ASHLEY MITCHELL: I have, like, four.
JOFFE: And that's not one, two, three, four friends, but actually...
MITCHELL: Four hundred.
JOFFE: But her live friends here, Melissa Cantle and Jennifer Ross, they each have 500.
MITCHELL: Yeah. I think it's great. I think it's a fun network. It's an easy way to connect with people. And it's such a great place to see everybody all at once.
JOFFE: Ah, the Internet, the great connector. You can meet people, find stuff and comment, bond. It's just full of love.
KEVIN MATULEF: Then maybe there's the right amount of love and friendship but not the right amount of (unintelligible) and animosity.
JOFFE: This is Kevin Matulef, MIT engineering student and chief hater. Matliff, why do you hate love?
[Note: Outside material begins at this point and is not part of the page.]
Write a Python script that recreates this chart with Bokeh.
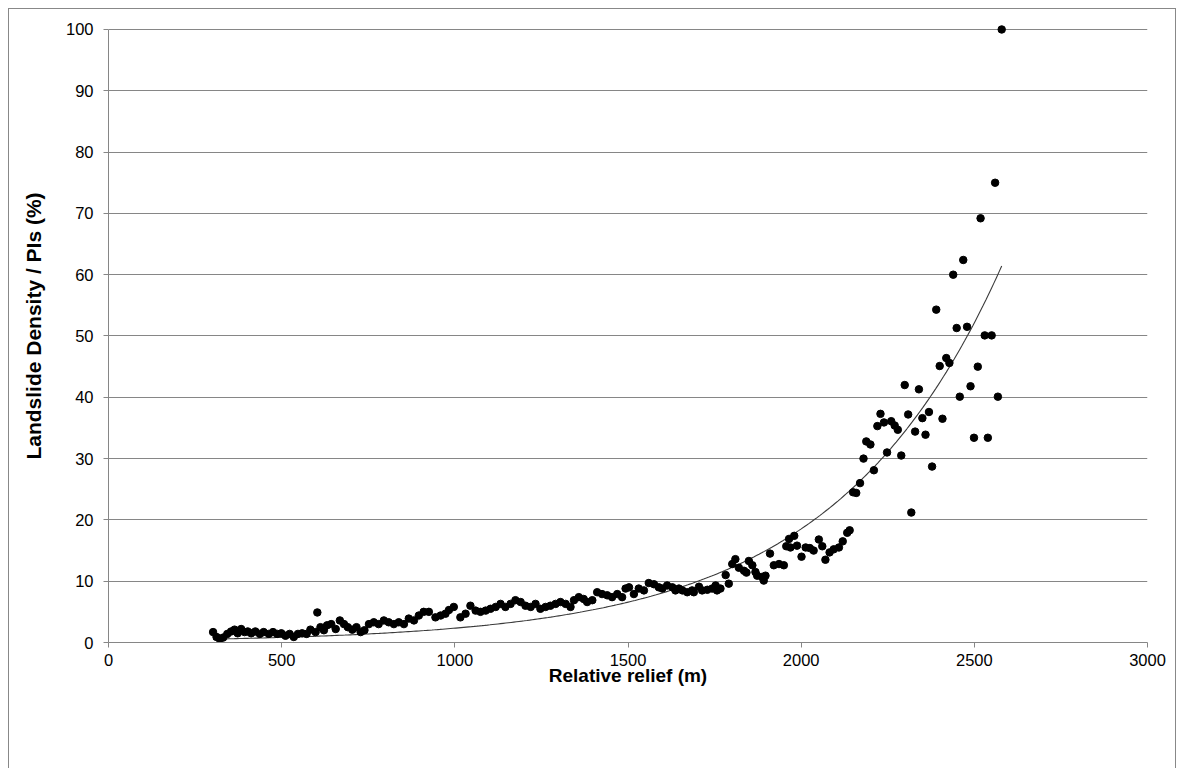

MATULEF: I'm certainly not against love and friendship, just against fake ways of portraying it.
JOFFE: Fake ways like listing people you met for five minutes in a bar, or someone you went to kindergarten with. Last summer, Matulef created Enemybook. It's a Facebook application. This way, you can list the people you like and those you hate.
MATULEF: So my list contains Mark Zuckerberg, founder and CEO of Facebook. I have Voldemort - God, I hate that guy. You know, one friend just (unintelligible) for being British.
JOFFE: One of the first people to sign up for Enemybook was Matulef's friend, Mario Bullimi(ph). Who made the top of his list?
MARIO BULLIMI: Actually, my ex-girlfriend because she prefers room temperature water to cold water. She's actually the first enemy of mine.
JOFFE: Bullimi's another MIT student, can you tell?
BULLIMI: Her logic that you can drink more room temperature water than you can cold water and thus become more hydrated is just insufficient.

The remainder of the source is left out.